A young daughter of one of my friends back in Quincy asked her mother a lot of questions throughout the Holy Mass today, questions such as "Was Jesus born on a birthday?" and "Is that the real Jesus [the crucifix, her mother explained] or is he in our hearts?"
These questions are easy enough to answer but some of her other questions - such as "Why did the soldiers fight Jesus?" - are not so easy to answer.
Her questions about God and his loving plan for us all are all very good and one of the many troubles that adults often find themselves in is that they stop asking questions. They stop asking questions because they stop wondering and they stop thinking. At the same time, when they do ask questions they either ask the wrong people or do not bother to search - with greater or lesser effort - to find a full and satisfactory answer to their questions.

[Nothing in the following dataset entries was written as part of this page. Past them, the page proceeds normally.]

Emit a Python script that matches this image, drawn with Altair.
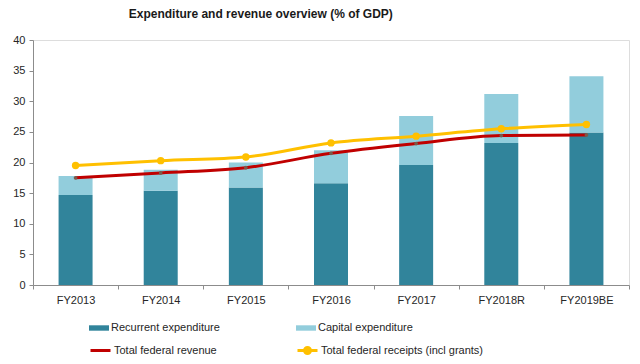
import altair as alt
import pandas as pd

years = ["FY2013", "FY2014", "FY2015", "FY2016", "FY2017", "FY2018R", "FY2019BE"]
recurrent = [14.7, 15.4, 15.9, 16.6, 19.6, 23.2, 24.9]
capital = [3.1, 3.4, 4.1, 5.4, 8.0, 8.0, 9.2]
revenue = [17.5, 18.3, 19.15, 21.5, 23.1, 24.4, 24.5]
receipts = [19.5, 20.3, 20.9, 23.2, 24.3, 25.5, 26.2]

df = pd.DataFrame({
    "year": years,
    "recurrent": recurrent,
    "capital": capital,
    "revenue": revenue,
    "receipts": receipts,
})
df["total"] = df["recurrent"] + df["capital"]

FONT = "Liberation Sans, Arial, sans-serif"

x_enc = alt.X(
    "year:N", sort=years, title=None,
    scale=alt.Scale(paddingInner=0, paddingOuter=0),
    axis=alt.Axis(labelAngle=0, tickBand="extent", tickSize=4, labelPadding=5,
                  domainColor="#8c8c8c", tickColor="#8c8c8c", labelFontSize=11,
                  labelFont=FONT, labelColor="#262626"),
)
y_scale = alt.Scale(domain=[0, 40], nice=False)
y_axis = alt.Axis(values=list(range(0, 41, 5)), grid=False, tickSize=4, labelPadding=4,
                  domainColor="#8c8c8c", tickColor="#8c8c8c", labelFontSize=11,
                  labelFont=FONT, labelColor="#262626", title=None)

rect_path = "M-1,-0.27H1V0.27H-1Z"
line_path = "M-1,0H1"
line_dot_path = "M-1,0H1M0.3,0A0.3,0.3,0,1,1,-0.3,0A0.3,0.3,0,1,1,0.3,0Z"

def leg(x, y, path, stroke_w=0, fill=None):
    kw = dict(orient="none", legendX=x, legendY=y, title=None, symbolType=path,
              symbolSize=400, labelFontSize=11, labelFont=FONT, labelColor="#262626",
              labelOffset=2, padding=0, symbolStrokeWidth=stroke_w, labelLimit=300)
    if fill is not None:
        kw["symbolFillColor"] = fill
    return alt.Legend(**kw)

base = alt.Chart(df)

rec_bar = base.transform_calculate(s="'Recurrent expenditure'").mark_bar(size=34).encode(
    x=x_enc,
    y=alt.Y("recurrent:Q", scale=y_scale, axis=y_axis),
    color=alt.Color("s:N", scale=alt.Scale(domain=["Recurrent expenditure"], range=["#31849B"]),
                    legend=leg(56, 278, rect_path)),
)

cap_bar = base.transform_calculate(s="'Capital expenditure'").mark_bar(size=34).encode(
    x=x_enc,
    y=alt.Y("recurrent:Q", scale=y_scale, axis=y_axis),
    y2="total:Q",
    color=alt.Color("s:N", scale=alt.Scale(domain=["Capital expenditure"], range=["#92CDDC"]),
                    legend=leg(263, 278, rect_path)),
)

rev_line = base.transform_calculate(s="'Total federal revenue'").mark_line(
    strokeWidth=3, interpolate="monotone").encode(
    x=x_enc,
    y=alt.Y("revenue:Q", scale=y_scale, axis=y_axis),
    color=alt.Color("s:N", scale=alt.Scale(domain=["Total federal revenue"], range=["#C00000"]),
                    legend=leg(56, 299, line_path, stroke_w=3)),
)
rev_pts = base.mark_point(filled=True, size=14, color="#7a5a4a", opacity=1).encode(
    x=x_enc, y=alt.Y("revenue:Q", scale=y_scale, axis=y_axis),
)

rec_line = base.transform_calculate(s="'Total federal receipts (incl grants)'").mark_line(
    strokeWidth=3, interpolate="monotone").encode(
    x=x_enc,
    y=alt.Y("receipts:Q", scale=y_scale, axis=y_axis),
    color=alt.Color("s:N", scale=alt.Scale(domain=["Total federal receipts (incl grants)"], range=["#FFC000"]),
                    legend=leg(263, 299, line_dot_path, stroke_w=3, fill="#FFC000")),
)
rec_pts = base.mark_point(filled=True, size=55, color="#FFC000", opacity=1).encode(
    x=x_enc, y=alt.Y("receipts:Q", scale=y_scale, axis=y_axis),
)

chart = alt.layer(rec_bar, cap_bar, rev_line, rev_pts, rec_line, rec_pts).resolve_scale(
    color="independent"
).properties(
    width=596, height=245,
    autosize=alt.AutoSizeParams(type="none"),
    padding={"left": 25, "top": 32, "right": 3, "bottom": 71},
    title=alt.TitleParams("Expenditure and revenue overview (% of GDP)", anchor="start", dx=116,
                          fontSize=12, fontWeight="bold", font=FONT, color="#1a1a1a", offset=13),
).configure_view(stroke=None).configure(background="white")

chart.save("out.html", embed_options={"renderer": "svg", "actions": False})
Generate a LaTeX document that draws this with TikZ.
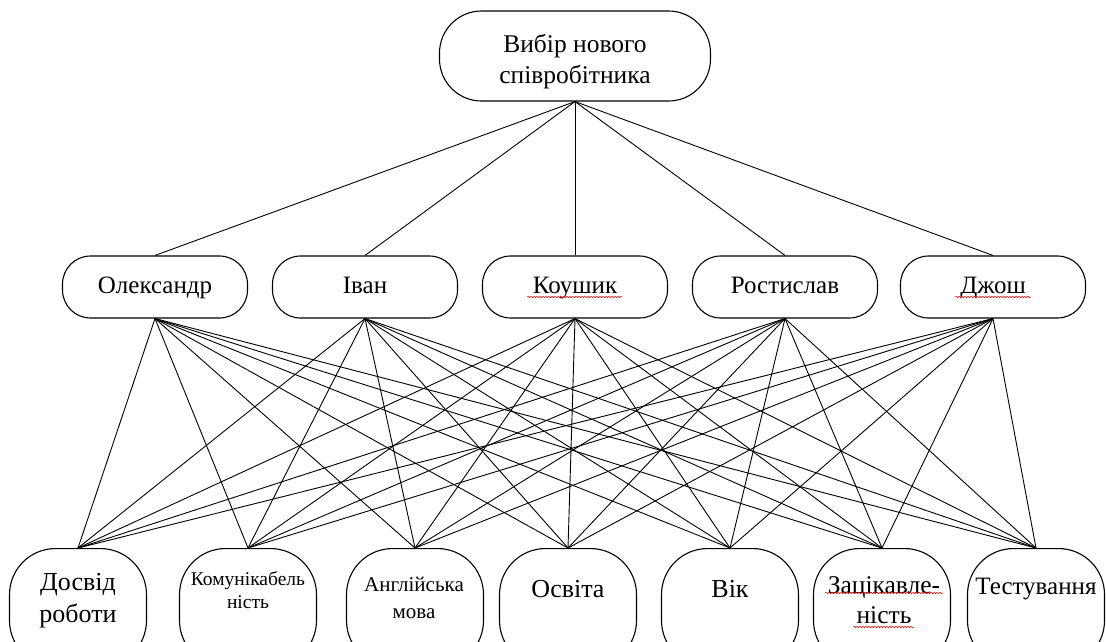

This ability to ask both simple and difficult questions - and to plainly express hopes and longings - with great openness and the confidence that the questions will be answered is part, I think, of what Jesus had in mind when he said, "Amen, amen, I say to you, unless you turn and become like children, you will not enter the kingdom of heaven" (Matthew 18:3).
Some of the girl's questions, though, were actually statements, such as this one: "I wish I could see Jesus."
It reminded me of a time when I offered the Holy Mass in Shumway, Illinois one Sunday morning. As I elevated the Sacred Host after the consecration, the excited and whispered voice of a little boy was heard throughout the church: "That's Jesus!"
Many of the adults started giggling; I was in awe at what the Lord had revealed to this little one and hoped the adults would come to understand what he already knew (cf. Matthew 11:25). As I genuflected after the elevation, I prayed he would not forget this mysterious truth.
If I could respond personally to this little girl's hope to see Jesus, I would remind her that whenever she goes to Mass, she can see Jesus; she can see him in the Sacred Heart. This is why the priest exclaims: "Behold, the Lamb of God! Behold him who takes away the sins of the world!"
Deeply aware of the Real Presence of Our Lord Jesus Christ in the Eucharist, Saint Francis of Assisi said in his Testament: "And I act in this way since I see nothing corporally [bodily] of the Most High Son of God in this world except His Most Holy Body and Blood."